The symbol, Watts knew, is money. The reality — the wealth — is this world we inhabit:

Money is a way of measuring wealth, but is not wealth in itself. A chest of gold coins or a fat wallet of bills is of no use whatsoever to a wrecked sailor alone on a raft. He needs real wealth, in the form of a fishing rod, a compass, an outboard motor with gas, and a female companion.

Watts’ solutions might not find an audience anytime soon, at least not in the way he envisioned. The establishment of a “leisure economy,” in which our technology does more of our work for us so that artists, poets, and musicians are free to create sounds like a relic of the ’60s. Then again, seeing how quickly Old Navy was shamed for printing a shirt that discouraged children from becoming artists, the public conscience is tuned into the necessity of the arts.

That said, the distance between symbol and reality remains wide in a culture that demands its music free and a media (and public) that barely supports long-form journalism.

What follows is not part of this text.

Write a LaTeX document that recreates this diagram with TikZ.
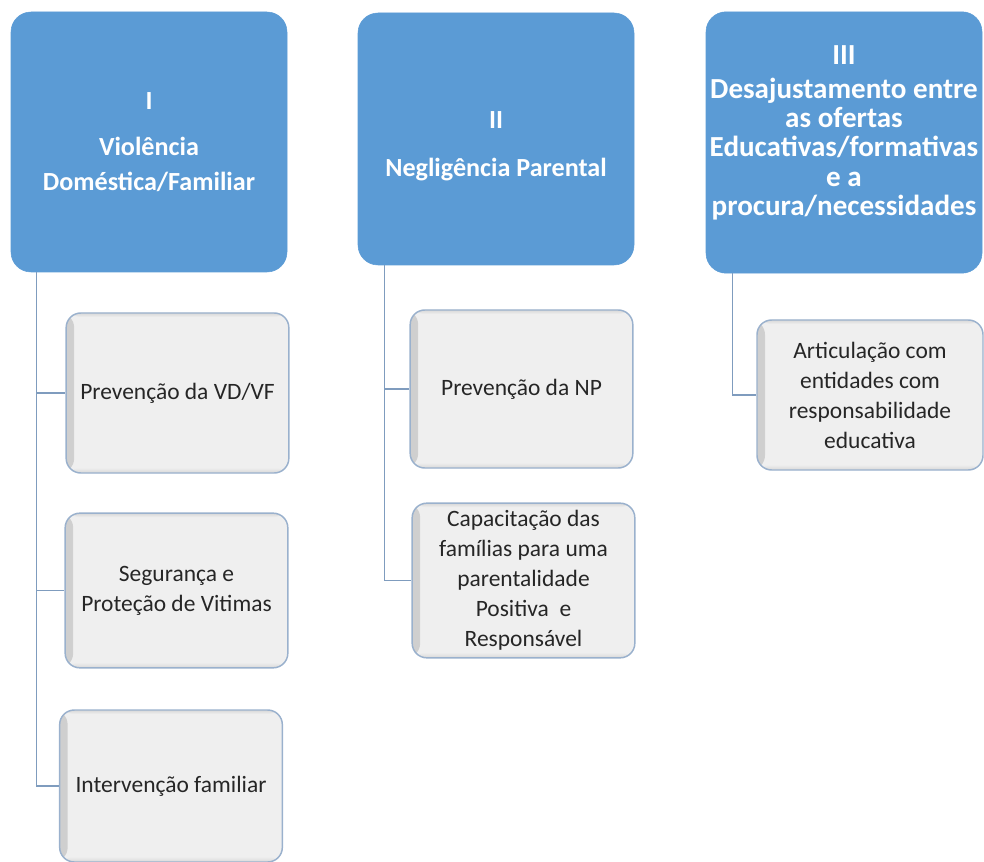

At the moment, Watts’ imagined leisure economy belongs to a sliver of our society. Sadly, it is often members of this population lobbying Congress to block environmental regulations. Despite what Watts envisioned, diverting some of that abstract money from energy and defense into the arts might just make a drastic improvement in our outlook and morale, not to mention our simple enjoyment of life.

A few weeks ago, my best friend and I camped on the Oregon coast on a 40-degree, rainy night. The details remain fresh in my mind: the fire we kept alight underneath the tarp, the band of raccoons circling our camp, layers of thermal clinging to my skin as we walked among the giant trees, the smell of the beach in the morning as the tide surged. I felt — rich.

I’ve lived in cities all of my adult life. Nature is not my everyday, though I try to escape there as often as possible. And I’ve long recognized the emotional difference between the hustle and bustle of surviving in cities and my time at a desert, mountain, or coast. It removes any abstraction from the experience of life. Watts was a dreamer, and certainly many of his ideas will remain in the realm of the imagination. But imagination is an integral part of our long evolution. For most of human history, our connection with nature was much more intimate. The cord has not been severed for that long.

Watts certainly had one thing right: When we pull ourselves back into nature, we better understand the nature of wealth. Destroying that connection for the sake of money is certainly the greatest crime humanity has committed during our short time here, and we’ll be paying a heavy toll for some time to come.